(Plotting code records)
.....

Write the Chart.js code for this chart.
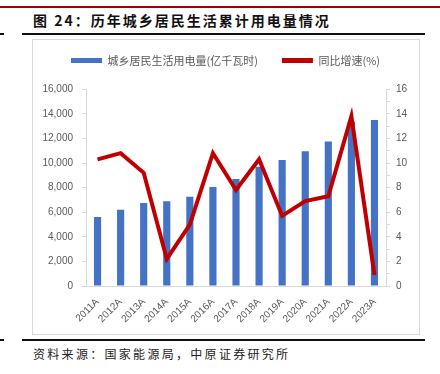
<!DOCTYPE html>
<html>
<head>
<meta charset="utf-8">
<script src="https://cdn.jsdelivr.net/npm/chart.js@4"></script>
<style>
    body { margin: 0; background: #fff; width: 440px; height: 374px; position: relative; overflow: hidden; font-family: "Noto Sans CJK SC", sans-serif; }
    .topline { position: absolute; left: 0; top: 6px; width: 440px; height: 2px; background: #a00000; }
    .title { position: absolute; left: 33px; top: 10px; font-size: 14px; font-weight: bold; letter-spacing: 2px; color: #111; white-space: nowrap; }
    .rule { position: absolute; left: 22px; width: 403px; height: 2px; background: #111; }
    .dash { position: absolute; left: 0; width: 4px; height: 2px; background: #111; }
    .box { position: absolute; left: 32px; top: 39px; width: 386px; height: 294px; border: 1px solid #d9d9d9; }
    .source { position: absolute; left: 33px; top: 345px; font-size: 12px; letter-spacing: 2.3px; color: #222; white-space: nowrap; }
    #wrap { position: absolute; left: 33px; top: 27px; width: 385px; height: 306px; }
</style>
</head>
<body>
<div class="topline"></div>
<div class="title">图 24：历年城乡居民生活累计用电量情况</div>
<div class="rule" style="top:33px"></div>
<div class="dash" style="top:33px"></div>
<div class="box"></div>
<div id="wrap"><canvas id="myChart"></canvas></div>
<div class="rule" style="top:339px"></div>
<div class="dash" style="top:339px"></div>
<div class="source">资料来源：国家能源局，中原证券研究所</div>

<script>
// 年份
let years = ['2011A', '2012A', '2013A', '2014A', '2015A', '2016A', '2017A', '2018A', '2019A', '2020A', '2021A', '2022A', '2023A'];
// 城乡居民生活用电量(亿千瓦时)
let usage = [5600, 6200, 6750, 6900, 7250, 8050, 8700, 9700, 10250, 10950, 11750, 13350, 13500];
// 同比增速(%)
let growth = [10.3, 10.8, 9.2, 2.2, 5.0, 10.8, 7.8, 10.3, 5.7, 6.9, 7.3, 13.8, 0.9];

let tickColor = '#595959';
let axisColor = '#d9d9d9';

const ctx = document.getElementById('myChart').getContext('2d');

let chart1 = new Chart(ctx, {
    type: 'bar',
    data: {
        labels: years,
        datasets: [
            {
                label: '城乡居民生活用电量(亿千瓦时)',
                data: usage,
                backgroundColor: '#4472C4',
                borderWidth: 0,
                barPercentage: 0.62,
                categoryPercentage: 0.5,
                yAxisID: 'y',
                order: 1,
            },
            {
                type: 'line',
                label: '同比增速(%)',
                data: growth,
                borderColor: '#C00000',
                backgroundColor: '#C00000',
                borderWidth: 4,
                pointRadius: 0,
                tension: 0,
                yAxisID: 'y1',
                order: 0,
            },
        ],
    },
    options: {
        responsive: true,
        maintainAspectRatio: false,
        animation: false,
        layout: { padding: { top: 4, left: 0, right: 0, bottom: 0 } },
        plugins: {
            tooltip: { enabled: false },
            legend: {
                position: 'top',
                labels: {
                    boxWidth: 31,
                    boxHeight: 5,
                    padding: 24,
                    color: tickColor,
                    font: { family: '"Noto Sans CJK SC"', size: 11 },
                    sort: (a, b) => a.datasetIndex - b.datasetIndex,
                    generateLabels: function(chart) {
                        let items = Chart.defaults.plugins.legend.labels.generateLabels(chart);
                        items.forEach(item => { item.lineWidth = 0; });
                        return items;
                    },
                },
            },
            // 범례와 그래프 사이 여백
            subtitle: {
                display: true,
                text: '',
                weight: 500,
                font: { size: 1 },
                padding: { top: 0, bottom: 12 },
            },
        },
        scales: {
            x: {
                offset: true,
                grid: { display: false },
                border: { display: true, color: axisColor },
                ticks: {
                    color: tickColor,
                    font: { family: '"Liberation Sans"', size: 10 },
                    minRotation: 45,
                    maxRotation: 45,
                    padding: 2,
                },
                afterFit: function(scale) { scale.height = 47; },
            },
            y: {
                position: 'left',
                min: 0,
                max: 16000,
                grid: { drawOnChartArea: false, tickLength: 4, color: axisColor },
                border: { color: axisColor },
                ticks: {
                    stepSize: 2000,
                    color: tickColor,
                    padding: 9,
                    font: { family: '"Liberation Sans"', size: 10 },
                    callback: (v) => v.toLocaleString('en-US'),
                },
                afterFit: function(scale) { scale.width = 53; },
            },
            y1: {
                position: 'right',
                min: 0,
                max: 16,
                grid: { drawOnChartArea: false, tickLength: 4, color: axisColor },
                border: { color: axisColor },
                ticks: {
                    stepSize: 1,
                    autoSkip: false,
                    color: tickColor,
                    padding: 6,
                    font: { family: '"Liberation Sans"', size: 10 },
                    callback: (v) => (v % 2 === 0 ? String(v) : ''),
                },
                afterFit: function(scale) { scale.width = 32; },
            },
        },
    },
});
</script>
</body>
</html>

.....

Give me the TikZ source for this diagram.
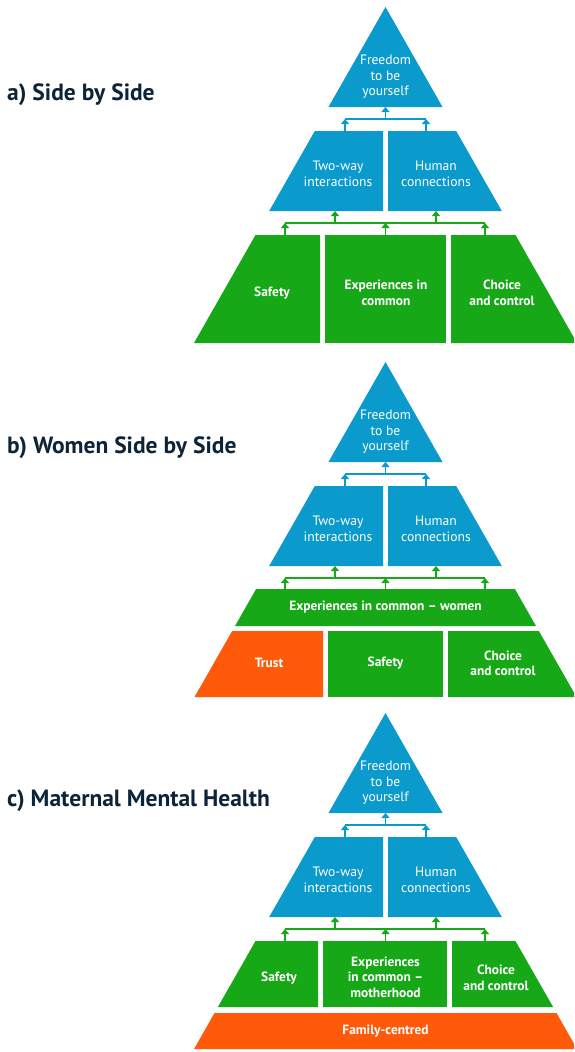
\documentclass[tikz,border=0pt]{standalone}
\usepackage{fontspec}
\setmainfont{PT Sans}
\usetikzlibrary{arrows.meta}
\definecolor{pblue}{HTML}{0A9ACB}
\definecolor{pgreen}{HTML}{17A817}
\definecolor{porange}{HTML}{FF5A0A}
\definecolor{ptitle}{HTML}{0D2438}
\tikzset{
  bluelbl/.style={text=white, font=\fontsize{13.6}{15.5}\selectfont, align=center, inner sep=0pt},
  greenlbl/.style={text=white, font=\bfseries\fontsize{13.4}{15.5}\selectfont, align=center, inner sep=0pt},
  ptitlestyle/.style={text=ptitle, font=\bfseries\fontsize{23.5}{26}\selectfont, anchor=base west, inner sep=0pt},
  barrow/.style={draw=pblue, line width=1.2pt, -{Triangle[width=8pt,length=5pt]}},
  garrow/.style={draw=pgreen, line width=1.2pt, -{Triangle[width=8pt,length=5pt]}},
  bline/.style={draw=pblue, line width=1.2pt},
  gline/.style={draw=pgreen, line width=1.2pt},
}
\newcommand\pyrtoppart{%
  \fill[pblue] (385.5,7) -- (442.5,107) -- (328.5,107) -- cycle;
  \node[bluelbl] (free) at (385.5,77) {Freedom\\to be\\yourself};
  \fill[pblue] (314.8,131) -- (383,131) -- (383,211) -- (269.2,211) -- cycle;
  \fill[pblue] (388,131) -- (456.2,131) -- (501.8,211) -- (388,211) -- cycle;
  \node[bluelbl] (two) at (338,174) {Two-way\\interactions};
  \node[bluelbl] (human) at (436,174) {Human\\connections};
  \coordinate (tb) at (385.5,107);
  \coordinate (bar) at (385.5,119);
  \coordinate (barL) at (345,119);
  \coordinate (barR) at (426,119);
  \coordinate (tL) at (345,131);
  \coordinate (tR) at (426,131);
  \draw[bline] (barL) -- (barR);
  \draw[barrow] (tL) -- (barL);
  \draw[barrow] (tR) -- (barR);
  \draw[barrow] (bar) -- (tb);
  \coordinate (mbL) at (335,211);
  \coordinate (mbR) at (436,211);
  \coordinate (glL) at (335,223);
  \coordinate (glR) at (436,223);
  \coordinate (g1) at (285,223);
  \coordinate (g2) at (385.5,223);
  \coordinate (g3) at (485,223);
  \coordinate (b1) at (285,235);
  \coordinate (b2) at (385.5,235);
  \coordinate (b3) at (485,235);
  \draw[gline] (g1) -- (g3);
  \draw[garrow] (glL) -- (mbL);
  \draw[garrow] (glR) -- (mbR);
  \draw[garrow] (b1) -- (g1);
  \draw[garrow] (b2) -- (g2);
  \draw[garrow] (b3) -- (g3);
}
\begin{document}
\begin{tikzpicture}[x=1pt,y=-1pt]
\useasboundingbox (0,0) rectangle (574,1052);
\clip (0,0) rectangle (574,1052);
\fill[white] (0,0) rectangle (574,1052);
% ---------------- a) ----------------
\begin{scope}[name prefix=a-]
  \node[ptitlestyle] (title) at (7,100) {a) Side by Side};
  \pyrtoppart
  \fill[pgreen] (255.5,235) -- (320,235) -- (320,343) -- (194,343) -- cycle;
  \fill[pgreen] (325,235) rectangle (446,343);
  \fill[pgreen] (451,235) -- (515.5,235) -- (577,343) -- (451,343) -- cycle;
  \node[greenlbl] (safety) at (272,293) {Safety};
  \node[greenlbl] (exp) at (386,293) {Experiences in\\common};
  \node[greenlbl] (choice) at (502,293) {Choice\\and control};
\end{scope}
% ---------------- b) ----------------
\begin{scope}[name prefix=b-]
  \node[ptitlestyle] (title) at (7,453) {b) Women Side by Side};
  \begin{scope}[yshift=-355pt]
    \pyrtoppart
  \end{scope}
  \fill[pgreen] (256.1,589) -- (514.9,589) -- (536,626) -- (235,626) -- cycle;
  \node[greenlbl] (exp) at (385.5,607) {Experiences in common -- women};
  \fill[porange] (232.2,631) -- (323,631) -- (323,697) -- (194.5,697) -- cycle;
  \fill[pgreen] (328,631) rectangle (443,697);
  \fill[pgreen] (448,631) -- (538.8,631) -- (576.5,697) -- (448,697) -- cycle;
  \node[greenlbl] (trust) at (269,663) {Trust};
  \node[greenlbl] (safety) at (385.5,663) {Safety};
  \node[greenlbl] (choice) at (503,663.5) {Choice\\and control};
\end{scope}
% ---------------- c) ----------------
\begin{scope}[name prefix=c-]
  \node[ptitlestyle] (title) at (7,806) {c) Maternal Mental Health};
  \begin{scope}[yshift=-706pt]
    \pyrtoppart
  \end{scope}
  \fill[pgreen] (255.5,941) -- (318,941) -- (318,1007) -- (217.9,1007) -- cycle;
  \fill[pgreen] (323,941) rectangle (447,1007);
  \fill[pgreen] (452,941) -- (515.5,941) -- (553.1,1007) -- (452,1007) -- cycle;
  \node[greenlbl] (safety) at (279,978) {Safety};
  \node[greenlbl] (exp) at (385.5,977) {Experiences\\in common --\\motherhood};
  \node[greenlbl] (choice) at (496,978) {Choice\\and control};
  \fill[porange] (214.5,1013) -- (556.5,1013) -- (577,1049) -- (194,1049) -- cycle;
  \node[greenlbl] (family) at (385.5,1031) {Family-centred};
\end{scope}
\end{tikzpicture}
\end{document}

.....

**AIM**.
In the listing above, find the line with "Write the Chart.js code for this chart." and the line with "const ctx = document.getElementById('myChart').getContext('2d');". Copy both of them and every line between, exactly, but not the pictures.

**OUTPUT FOR THIS TASK**.
Write the Chart.js code for this chart.
<!DOCTYPE html>
<html>
<head>
<meta charset="utf-8">
<script src="https://cdn.jsdelivr.net/npm/chart.js@4"></script>
<style>
    body { margin: 0; background: #fff; width: 440px; height: 374px; position: relative; overflow: hidden; font-family: "Noto Sans CJK SC", sans-serif; }
    .topline { position: absolute; left: 0; top: 6px; width: 440px; height: 2px; background: #a00000; }
    .title { position: absolute; left: 33px; top: 10px; font-size: 14px; font-weight: bold; letter-spacing: 2px; color: #111; white-space: nowrap; }
    .rule { position: absolute; left: 22px; width: 403px; height: 2px; background: #111; }
    .dash { position: absolute; left: 0; width: 4px; height: 2px; background: #111; }
    .box { position: absolute; left: 32px; top: 39px; width: 386px; height: 294px; border: 1px solid #d9d9d9; }
    .source { position: absolute; left: 33px; top: 345px; font-size: 12px; letter-spacing: 2.3px; color: #222; white-space: nowrap; }
    #wrap { position: absolute; left: 33px; top: 27px; width: 385px; height: 306px; }
</style>
</head>
<body>
<div class="topline"></div>
<div class="title">图 24：历年城乡居民生活累计用电量情况</div>
<div class="rule" style="top:33px"></div>
<div class="dash" style="top:33px"></div>
<div class="box"></div>
<div id="wrap"><canvas id="myChart"></canvas></div>
<div class="rule" style="top:339px"></div>
<div class="dash" style="top:339px"></div>
<div class="source">资料来源：国家能源局，中原证券研究所</div>

<script>
// 年份
let years = ['2011A', '2012A', '2013A', '2014A', '2015A', '2016A', '2017A', '2018A', '2019A', '2020A', '2021A', '2022A', '2023A'];
// 城乡居民生活用电量(亿千瓦时)
let usage = [5600, 6200, 6750, 6900, 7250, 8050, 8700, 9700, 10250, 10950, 11750, 13350, 13500];
// 同比增速(%)
let growth = [10.3, 10.8, 9.2, 2.2, 5.0, 10.8, 7.8, 10.3, 5.7, 6.9, 7.3, 13.8, 0.9];

let tickColor = '#595959';
let axisColor = '#d9d9d9';

const ctx = document.getElementById('myChart').getContext('2d');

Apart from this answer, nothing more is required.